Boyle Investment Company has officially closed on roughly 311 acres at Franklin’s southern edge, clearing the way for Harlin, a village-style mixed-use neighborhood planned for the valley below Winstead Hill. The deal follows a long and often tense public review in which neighbors rallied to protect Hillview Lane’s centuries-old tree tunnel and pushed hard for stricter traffic safeguards. With the city board now on record in support, the focus shifts to how the project rolls out, when the roadwork really happens, and whether county and state sign-offs will match what residents were promised.
What Boyle Bought
Boyle’s purchase covers the entire 311-acre Harlin site, where the developer is planning more than 200 homes along with a hotel and retail space as part of the mixed-use buildout. Details on the sale and project scale were first reported by the Nashville Business Journal.
The Project Vision
On its project website, Harlin is pitched under Franklin’s Village Green standard, which calls for about 70% usable open space and a walkable hamlet with a mix of housing types. Plans highlight roughly 6.5 miles of trails and a boutique inn tucked into preserved hillsides. Boyle says the buildout will be phased so that major infrastructure work, from Coleman's Road intersection improvements to Mack Hatcher Parkway upgrades, is tied to construction milestones. That framework is laid out on Harlin Development.
Neighbors And The Vote
Dozens of nearby residents urged the Board of Mayor and Aldermen to shut the project down, warning that additional traffic and construction activity could damage the area’s rural character and threaten the Hillview Lane tree tunnel. “This place is a gem. I don’t wanna see it ruined,” one resident told officials during public comment. Despite the opposition, aldermen approved both annexation and the development plan in split votes. The testimony and the site’s address at 1247 Hillview Lane were captured in coverage by NewsChannel 5.
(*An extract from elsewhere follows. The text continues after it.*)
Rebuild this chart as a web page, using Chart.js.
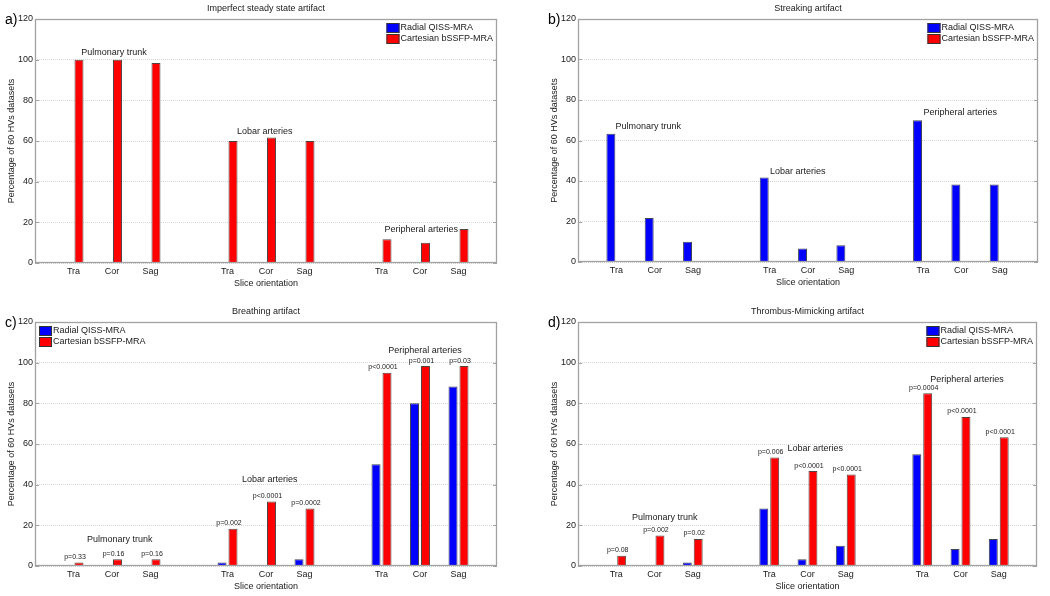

Conditions, Caps And Roadwork
City leaders attached specific conditions aimed at softening the immediate impact. Phase 1 is capped at 150 residential units, and Phase 2 cannot begin until a northern road connection is secured. Boyle also agreed to put millions toward off-site road improvements. City staff and aldermen linked certain building permits to intersection work and Mack Hatcher upgrades, with some of that construction not expected until closer to the end of the decade. Those votes, the Phase 1 cap and the tentative roadwork schedule are summarized in a public meeting recap, as outlined by Bill Petty.
Boyle’s Pitch
Boyle leans heavily on its local resume, citing projects such as Berry Farms and Meridian Cool Springs, and is framing Harlin as a preservation-first plan that clusters homes, keeps hillsides intact and limits direct traffic on Hillview Lane. The company argues that the Village Green layout and phased triggers will give Franklin time to complete key intersections and blunt early traffic impacts. Background on the firm and its Nashville-area team is available from Boyle Investment Company.
What Comes Next
Even with city approval secured, several pieces are still in motion. County highway officials and other agencies must sign off on certain access points and road projects, and interlocal agreements will help determine how and when those upgrades occur. Opponents say they will keep a close eye on land closings and construction triggers. Supporters counter that the conditions give Franklin enforceable guardrails while still allowing the development to move ahead in stages. The remaining contingencies and the roughly end-of-decade roadwork timeline are tracked in local meeting recaps and government documents, as noted by Bill Petty.